The topic for discussion at the last Arbitration Society lunch (which I chaired) was the TCC’s decision in Quartzelec Limited v Honeywell Control Systems Limited [2008] EWHC 3315 (TCC).

This case raised a number of interesting points:

  • In a claim for money, a responding party is entitled to raise any defence open to it, regardless of whether that defence was raised in the run-up to the adjudication. Contrast this with the court’s decision in Benfield Construction Ltd v Trudson (Hatton) Ltd [2008] EWHC 2333, where the TCC refused to enforce the adjudicator’s decision because it was the same dispute as that considered by an earlier adjudicator. The corollary of this? A referring party cannot recast the dispute in a later adjudication although, it seems, the court will permit a responding party a free hand to do so with its defence.
  • Adjudicators must take care when deciding how far their jurisdiction extends. They must consider all the responding party’s defences, even if not all of those defences were raised before the adjudication started.
  • There is a distinction between, on the one hand, the adjudicator deciding whether he has jurisdiction to consider a defence (which will be outside his jurisdiction) and, on the other, deciding the merits of that defence (which is within his jurisdiction).
  • The need for a party to issue withholding notices does not extend to savings due to an omission in an interim valuation.
  • The court’s power to sever the “good from the bad” in the adjudicator’s decision is limited to instances where there is more than one dispute referred to adjudication. Here, as is often the case, one dispute was made up of various issues, which all needed to be resolved as part of deciding that one dispute.

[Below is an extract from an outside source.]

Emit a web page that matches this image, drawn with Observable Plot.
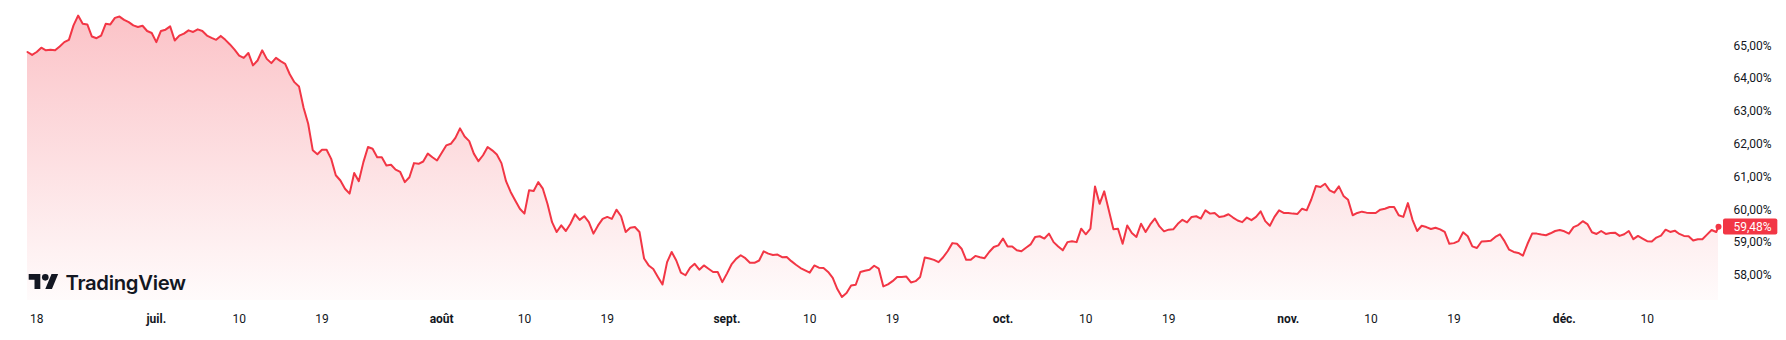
<!DOCTYPE html>
<html>
<head>
<meta charset="utf-8">
<script src="https://cdn.jsdelivr.net/npm/d3@7"></script>
<script src="https://cdn.jsdelivr.net/npm/@observablehq/plot@0.6"></script>
<style>
  html, body { margin: 0; padding: 0; background: #ffffff; }
  #wrap { position: relative; width: 1786px; height: 340px; overflow: hidden; }
  #logo { position: absolute; left: 0; top: 0; pointer-events: none; }
</style>
</head>
<body>
<div id="wrap"></div>
<script>
// ---- data ----
const startDate = "2025-06-17T00:00Z";   // first sample
const stepHours = 12;                     // one reading every 12 hours
const values = [
  64.81, 64.72, 64.81, 64.94, 64.86, 64.88, 64.86, 64.98, 65.11, 65.18,
  65.62, 65.92, 65.67, 65.65, 65.28, 65.23, 65.31, 65.67, 65.65, 65.85,
  65.89, 65.79, 65.72, 65.62, 65.57, 65.61, 65.45, 65.39, 65.11, 65.45,
  65.49, 65.59, 65.16, 65.31, 65.37, 65.47, 65.42, 65.50, 65.45, 65.31,
  65.24, 65.18, 65.30, 65.18, 65.04, 64.88, 64.70, 64.63, 64.78, 64.40,
  64.55, 64.86, 64.60, 64.47, 64.63, 64.53, 64.45, 64.13, 63.89, 63.76,
  63.11, 62.62, 61.81, 61.69, 61.83, 61.83, 61.55, 61.05, 60.89, 60.64,
  60.49, 61.12, 60.87, 61.45,
  61.91, 61.86, 61.60, 61.60, 61.35, 61.37, 61.22, 61.15, 60.84, 60.99,
  61.42, 61.40, 61.47, 61.71, 61.60, 61.50, 61.73, 61.96, 62.01, 62.19,
  62.48, 62.23, 62.09, 61.71, 61.48, 61.66, 61.91, 61.81, 61.68, 61.42,
  60.87, 60.54, 60.28, 60.03, 59.88, 60.59, 60.57, 60.84, 60.64, 60.18,
  59.62, 59.32, 59.52, 59.35, 59.57, 59.86, 59.69, 59.80, 59.62, 59.27,
  59.52, 59.72, 59.78, 59.72, 60.00, 59.80, 59.32, 59.45, 59.47, 59.32,
  58.51, 58.30, 58.19, 57.95, 57.72, 58.40, 58.71, 58.45, 58.08, 58.00,
  58.23, 58.35, 58.17,
  58.30, 58.20, 58.10, 58.10, 57.79, 58.05, 58.33, 58.50, 58.61, 58.52,
  58.38, 58.38, 58.45, 58.73, 58.66, 58.62, 58.63, 58.55, 58.56, 58.43,
  58.32, 58.22, 58.15, 58.08, 58.30, 58.23, 58.22, 58.10, 57.92, 57.58,
  57.34, 57.46, 57.69, 57.71, 58.10, 58.14, 58.17, 58.29, 58.20, 57.66,
  57.72, 57.82, 57.95, 57.95, 57.96, 57.78, 57.82, 57.95, 58.54, 58.51,
  58.47, 58.40, 58.55, 58.74, 58.98, 58.96, 58.81, 58.47, 58.47, 58.59,
  58.55, 58.52, 58.71, 58.86, 58.91, 59.12, 58.88, 58.88, 58.76, 58.73,
  58.84, 58.94, 59.17,
  59.19, 59.12, 59.27, 59.01, 58.88, 58.76, 59.01, 59.04, 59.01, 59.42,
  59.25, 59.42, 60.71, 60.18, 60.56, 59.98, 59.40, 59.42, 58.96, 59.52,
  59.29, 59.17, 59.57, 59.32, 59.55, 59.73, 59.49, 59.34, 59.39, 59.40,
  59.57, 59.69, 59.61, 59.78, 59.80, 59.73, 59.98, 59.88, 59.90, 59.78,
  59.80, 59.86, 59.76, 59.67, 59.62, 59.76, 59.68, 59.78, 59.95, 59.65,
  59.51, 59.78, 59.98, 59.90, 59.90, 59.88, 59.87, 60.03, 59.98, 60.31,
  60.72, 60.69, 60.79, 60.59, 60.52, 60.71, 60.42, 60.30, 59.83, 59.90,
  59.94, 59.91,
  59.90, 59.90, 60.00, 60.03, 60.08, 60.08, 59.83, 59.78, 60.20, 59.69,
  59.35, 59.51, 59.47, 59.41, 59.45, 59.40, 59.32, 58.96, 58.98, 59.04,
  59.31, 59.19, 58.88, 58.83, 59.03, 59.04, 59.05, 59.17, 59.25, 59.04,
  58.78, 58.71, 58.68, 58.60, 58.96, 59.27, 59.27, 59.24, 59.22, 59.28,
  59.35, 59.38, 59.34, 59.27, 59.47, 59.53, 59.65, 59.56, 59.31, 59.26,
  59.35, 59.26, 59.29, 59.30, 59.20, 59.25, 59.35, 59.10, 59.20, 59.12,
  59.04, 59.03, 59.15, 59.21, 59.39, 59.32, 59.36, 59.26, 59.20, 59.19,
  59.06, 59.10, 59.10, 59.24, 59.38, 59.32
];
const lastDate = "2025-12-17T18:00Z";
const lastValue = 59.48;

const yDomain = [57.23, 66.38];
const yTicks = [58, 59, 60, 61, 62, 63, 64, 65];
const dayTicks = ["2025-06-18","2025-07-10","2025-07-19","2025-08-10","2025-08-19","2025-09-10",
                  "2025-09-19","2025-10-10","2025-10-19","2025-11-10","2025-11-19","2025-12-10"];
const dayLabels = ["18","10","19","10","19","10","19","10","19","10","19","10"];
const monthTicks = ["2025-07-01","2025-08-01","2025-09-01","2025-10-01","2025-11-01","2025-12-01"];
const monthLabels = ["juil.","août","sept.","oct.","nov.","déc."];

// ---- build ----
const RED = "#F23645";
const INK = "#131722";
const t0 = +new Date(startDate);
const data = values.map((v, i) => ({date: new Date(t0 + i * stepHours * 3600e3), value: v}));
const last = {date: new Date(lastDate), value: lastValue};
data.push(last);

const dayDates = dayTicks.map(d => new Date(d + "T00:00Z"));
const monthDates = monthTicks.map(d => new Date(d + "T00:00Z"));
const dayMap = new Map(dayDates.map((d, i) => [+d, dayLabels[i]]));
const monthMap = new Map(monthDates.map((d, i) => [+d, monthLabels[i]]));
const pct = v => v.toFixed(2).replace(".", ",") + "%";

const gradient = () => {
  const defs = d3.create("svg:defs");
  const g = defs.append("linearGradient").attr("id", "tvGrad")
    .attr("x1", 0).attr("x2", 0).attr("y1", 0).attr("y2", 1);
  g.append("stop").attr("offset", "0%").attr("stop-color", RED).attr("stop-opacity", 0.3);
  g.append("stop").attr("offset", "100%").attr("stop-color", RED).attr("stop-opacity", 0.02);
  return defs.node();
};

const chart = Plot.plot({
  width: 1786,
  height: 340,
  marginTop: 0,
  marginBottom: 40,
  marginLeft: 27,
  marginRight: 68,
  style: {fontFamily: "Roboto, 'Noto Sans', sans-serif", fontSize: "12px", color: INK, background: "#ffffff"},
  x: {type: "utc", domain: [new Date(startDate), last.date]},
  y: {domain: yDomain},
  marks: [
    gradient,
    Plot.areaY(data, {x: "date", y1: yDomain[0], y2: "value", fill: "url(#tvGrad)"}),
    Plot.lineY(data, {x: "date", y: "value", stroke: RED, strokeWidth: 2, strokeLinejoin: "round"}),
    Plot.dot([last], {x: "date", y: "value", r: 3, fill: RED}),
    Plot.axisY(yTicks, {anchor: "right", tickSize: 0, tickPadding: 15, tickFormat: pct, label: null, fontSize: 12}),
    Plot.axisX(dayDates, {anchor: "bottom", tickSize: 0, tickPadding: 14, tickFormat: d => dayMap.get(+d), label: null, fontSize: 12}),
    Plot.axisX(monthDates, {anchor: "bottom", tickSize: 0, tickPadding: 14, tickFormat: d => monthMap.get(+d), label: null, fontSize: 12, fontWeight: "bold"}),
    Plot.text([last], {x: "date", y: "value", text: d => pct(d.value), dx: 15, textAnchor: "start", fill: "white", fontSize: 12})
  ]
});

const wrap = document.getElementById("wrap");
wrap.appendChild(chart);

// red badge behind the last-value label, sized from the rendered text itself
const matches = Array.from(chart.querySelectorAll("text")).filter(t => t.textContent === pct(lastValue));
const label = matches[matches.length - 1];
if (label) {
  const bb = label.getBBox();
  const cy = bb.y + bb.height / 2;
  const r = document.createElementNS("http://www.w3.org/2000/svg", "rect");
  r.setAttribute("x", bb.x - 10.5);
  r.setAttribute("y", cy - 8);
  r.setAttribute("width", bb.width + 16);
  r.setAttribute("height", 16);
  r.setAttribute("rx", 2);
  r.setAttribute("fill", RED);
  const tf = label.getAttribute("transform");
  if (tf) r.setAttribute("transform", tf);
  label.parentNode.insertBefore(r, label);
}

// TradingView watermark
const logo = d3.create("svg").attr("id", "logo").attr("width", 1786).attr("height", 340);
const icon = logo.append("g").attr("transform", "translate(28.7,270.7) scale(0.83)").attr("fill", INK);
icon.append("path").attr("d", "M14 22H7V11H0V4h14v18zM28 22h-8l7.5-18h8L28 22z");
icon.append("circle").attr("cx", 20).attr("cy", 8).attr("r", 4);
logo.append("text").attr("x", 65.5).attr("y", 289.5).attr("fill", INK)
  .attr("font-family", "Inter, Roboto, sans-serif").attr("font-weight", 600)
  .attr("font-size", 20.3).attr("letter-spacing", -0.3).text("TradingView");
wrap.appendChild(logo.node());
</script>
</body>
</html>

The judge also made some interesting comments about adjudication:

  • Adjudication is a speedy, interim process and there should be no substantial delay or additional cost by starting the process again, with the same adjudicator. I’m not sure the parties (who generally have to bear their own costs and the costs of the adjudicator) will agree with the judge on this, although it is a win-win situation for the adjudicator!
  • A party should be aware that it cannot raise a jurisdictional challenge and then complain when, as a result of the adjudicator’s decision on that challenge, the court later holds the whole of the decision is unenforceable. This should act to caution those parties who fire off jursdictional challenges without a thought for the consequences. Having your cake and eating it springs to mind here.